> **TO BE DONE**: What is the number of lines containing the word "LaTeX"? Please answer with that number and nothing more.

> **MATERIAL TO PROCESS**:
★ ★ ★ ★ ★ ★ ★

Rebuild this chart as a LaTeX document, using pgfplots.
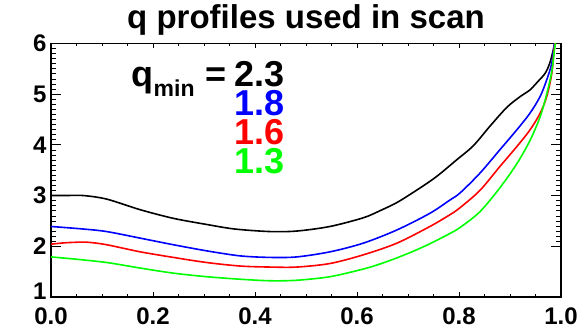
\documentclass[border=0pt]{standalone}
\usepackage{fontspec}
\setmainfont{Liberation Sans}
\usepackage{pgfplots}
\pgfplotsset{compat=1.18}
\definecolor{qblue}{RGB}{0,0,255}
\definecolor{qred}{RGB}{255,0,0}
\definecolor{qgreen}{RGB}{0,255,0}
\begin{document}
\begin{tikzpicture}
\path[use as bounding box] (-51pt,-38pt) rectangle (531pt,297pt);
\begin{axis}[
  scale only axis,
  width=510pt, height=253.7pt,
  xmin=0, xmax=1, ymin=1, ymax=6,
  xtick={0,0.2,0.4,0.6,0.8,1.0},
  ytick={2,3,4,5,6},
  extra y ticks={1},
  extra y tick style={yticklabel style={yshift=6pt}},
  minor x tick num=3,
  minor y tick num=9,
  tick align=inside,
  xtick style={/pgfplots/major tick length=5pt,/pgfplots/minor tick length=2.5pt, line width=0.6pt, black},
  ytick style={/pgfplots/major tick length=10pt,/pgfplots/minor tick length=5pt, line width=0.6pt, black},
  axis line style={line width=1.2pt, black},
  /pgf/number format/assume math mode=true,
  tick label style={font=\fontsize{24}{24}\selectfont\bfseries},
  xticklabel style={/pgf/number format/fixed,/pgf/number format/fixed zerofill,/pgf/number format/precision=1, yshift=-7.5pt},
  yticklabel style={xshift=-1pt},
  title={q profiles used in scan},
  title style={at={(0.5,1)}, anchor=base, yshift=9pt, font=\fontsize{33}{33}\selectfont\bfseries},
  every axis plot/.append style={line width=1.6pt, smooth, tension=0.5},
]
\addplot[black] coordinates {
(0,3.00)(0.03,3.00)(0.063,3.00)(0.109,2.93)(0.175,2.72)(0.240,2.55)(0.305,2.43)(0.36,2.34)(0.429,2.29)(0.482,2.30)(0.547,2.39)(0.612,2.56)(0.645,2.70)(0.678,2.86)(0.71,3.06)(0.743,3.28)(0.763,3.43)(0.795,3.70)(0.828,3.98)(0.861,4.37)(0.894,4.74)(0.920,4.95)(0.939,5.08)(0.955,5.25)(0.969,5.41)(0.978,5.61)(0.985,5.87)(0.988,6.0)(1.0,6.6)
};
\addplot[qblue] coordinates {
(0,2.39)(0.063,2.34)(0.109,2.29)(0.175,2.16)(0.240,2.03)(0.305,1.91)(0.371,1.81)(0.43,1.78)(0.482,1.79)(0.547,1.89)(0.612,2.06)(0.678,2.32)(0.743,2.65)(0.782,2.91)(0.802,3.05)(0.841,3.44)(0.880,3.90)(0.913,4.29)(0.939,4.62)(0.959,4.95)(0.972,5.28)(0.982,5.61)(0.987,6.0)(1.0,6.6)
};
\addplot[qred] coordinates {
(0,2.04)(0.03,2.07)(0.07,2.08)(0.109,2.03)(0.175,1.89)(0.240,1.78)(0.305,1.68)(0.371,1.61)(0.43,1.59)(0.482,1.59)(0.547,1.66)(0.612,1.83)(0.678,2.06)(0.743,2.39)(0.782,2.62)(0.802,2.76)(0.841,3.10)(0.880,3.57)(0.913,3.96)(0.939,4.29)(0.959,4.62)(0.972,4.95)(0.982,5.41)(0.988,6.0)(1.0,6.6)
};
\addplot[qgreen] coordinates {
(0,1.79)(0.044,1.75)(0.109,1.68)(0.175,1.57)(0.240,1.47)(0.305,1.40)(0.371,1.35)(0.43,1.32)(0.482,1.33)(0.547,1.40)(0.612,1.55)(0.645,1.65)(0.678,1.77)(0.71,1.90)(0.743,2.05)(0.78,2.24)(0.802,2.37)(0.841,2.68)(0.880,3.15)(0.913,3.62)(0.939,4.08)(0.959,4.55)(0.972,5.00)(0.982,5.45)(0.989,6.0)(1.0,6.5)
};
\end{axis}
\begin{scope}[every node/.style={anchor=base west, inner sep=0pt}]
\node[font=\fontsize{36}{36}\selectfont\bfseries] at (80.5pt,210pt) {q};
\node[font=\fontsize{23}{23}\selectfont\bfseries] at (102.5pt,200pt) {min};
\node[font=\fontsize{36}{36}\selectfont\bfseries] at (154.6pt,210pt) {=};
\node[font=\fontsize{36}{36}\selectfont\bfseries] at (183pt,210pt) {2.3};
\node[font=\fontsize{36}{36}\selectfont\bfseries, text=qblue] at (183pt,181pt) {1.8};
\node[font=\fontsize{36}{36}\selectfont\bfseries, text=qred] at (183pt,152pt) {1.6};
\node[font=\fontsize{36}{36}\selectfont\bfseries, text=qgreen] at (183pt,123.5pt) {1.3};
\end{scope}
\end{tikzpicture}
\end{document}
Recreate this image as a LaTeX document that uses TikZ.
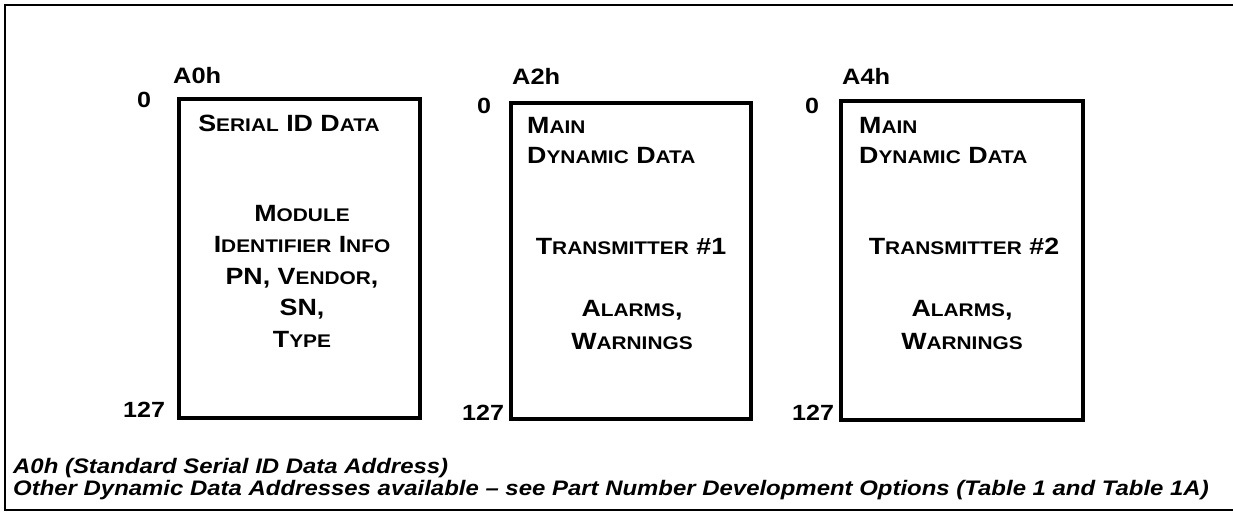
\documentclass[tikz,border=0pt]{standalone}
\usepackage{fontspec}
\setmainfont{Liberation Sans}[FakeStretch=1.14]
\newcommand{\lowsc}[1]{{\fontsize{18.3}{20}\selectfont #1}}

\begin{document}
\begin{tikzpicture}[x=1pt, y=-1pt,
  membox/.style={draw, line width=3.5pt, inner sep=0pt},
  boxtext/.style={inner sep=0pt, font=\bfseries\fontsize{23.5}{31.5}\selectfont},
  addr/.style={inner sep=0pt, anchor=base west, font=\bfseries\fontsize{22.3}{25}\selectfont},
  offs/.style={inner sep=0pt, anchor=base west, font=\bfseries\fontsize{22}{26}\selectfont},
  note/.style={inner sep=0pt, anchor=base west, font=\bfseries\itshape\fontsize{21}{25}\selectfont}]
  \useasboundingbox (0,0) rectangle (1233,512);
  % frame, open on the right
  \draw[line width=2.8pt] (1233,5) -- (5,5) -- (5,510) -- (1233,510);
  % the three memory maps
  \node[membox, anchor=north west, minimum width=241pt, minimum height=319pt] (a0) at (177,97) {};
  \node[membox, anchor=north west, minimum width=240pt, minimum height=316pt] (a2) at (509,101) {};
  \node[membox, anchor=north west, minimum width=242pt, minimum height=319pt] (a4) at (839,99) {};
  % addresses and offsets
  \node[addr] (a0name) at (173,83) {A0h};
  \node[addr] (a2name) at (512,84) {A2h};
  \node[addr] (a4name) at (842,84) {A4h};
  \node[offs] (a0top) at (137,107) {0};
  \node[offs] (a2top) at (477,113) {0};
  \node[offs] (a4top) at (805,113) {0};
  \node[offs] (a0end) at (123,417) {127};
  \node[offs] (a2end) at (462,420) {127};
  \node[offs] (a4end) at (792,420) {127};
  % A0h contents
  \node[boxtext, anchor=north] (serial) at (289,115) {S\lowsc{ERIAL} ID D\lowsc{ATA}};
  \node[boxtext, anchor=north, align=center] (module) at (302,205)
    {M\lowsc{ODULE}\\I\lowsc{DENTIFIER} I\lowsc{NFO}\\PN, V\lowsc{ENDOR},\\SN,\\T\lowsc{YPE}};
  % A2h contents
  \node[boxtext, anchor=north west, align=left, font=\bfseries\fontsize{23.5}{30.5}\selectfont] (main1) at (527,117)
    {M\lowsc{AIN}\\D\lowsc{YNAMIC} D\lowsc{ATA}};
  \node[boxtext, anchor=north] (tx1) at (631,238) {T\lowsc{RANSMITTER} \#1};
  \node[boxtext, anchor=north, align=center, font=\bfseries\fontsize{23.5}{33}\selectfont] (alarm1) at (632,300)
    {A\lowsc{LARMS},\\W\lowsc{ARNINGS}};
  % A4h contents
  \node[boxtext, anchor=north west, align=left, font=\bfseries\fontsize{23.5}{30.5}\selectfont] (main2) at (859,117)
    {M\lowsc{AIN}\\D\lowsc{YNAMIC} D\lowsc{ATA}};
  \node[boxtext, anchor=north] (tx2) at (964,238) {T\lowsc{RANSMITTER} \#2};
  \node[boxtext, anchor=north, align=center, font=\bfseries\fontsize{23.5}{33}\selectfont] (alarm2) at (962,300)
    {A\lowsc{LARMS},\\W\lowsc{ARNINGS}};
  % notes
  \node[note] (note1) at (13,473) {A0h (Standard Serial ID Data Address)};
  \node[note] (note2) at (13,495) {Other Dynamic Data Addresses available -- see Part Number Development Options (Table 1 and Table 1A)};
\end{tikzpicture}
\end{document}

★ ★ ★ ★ ★ ★ ★

> **TASK RESPONSE**: 2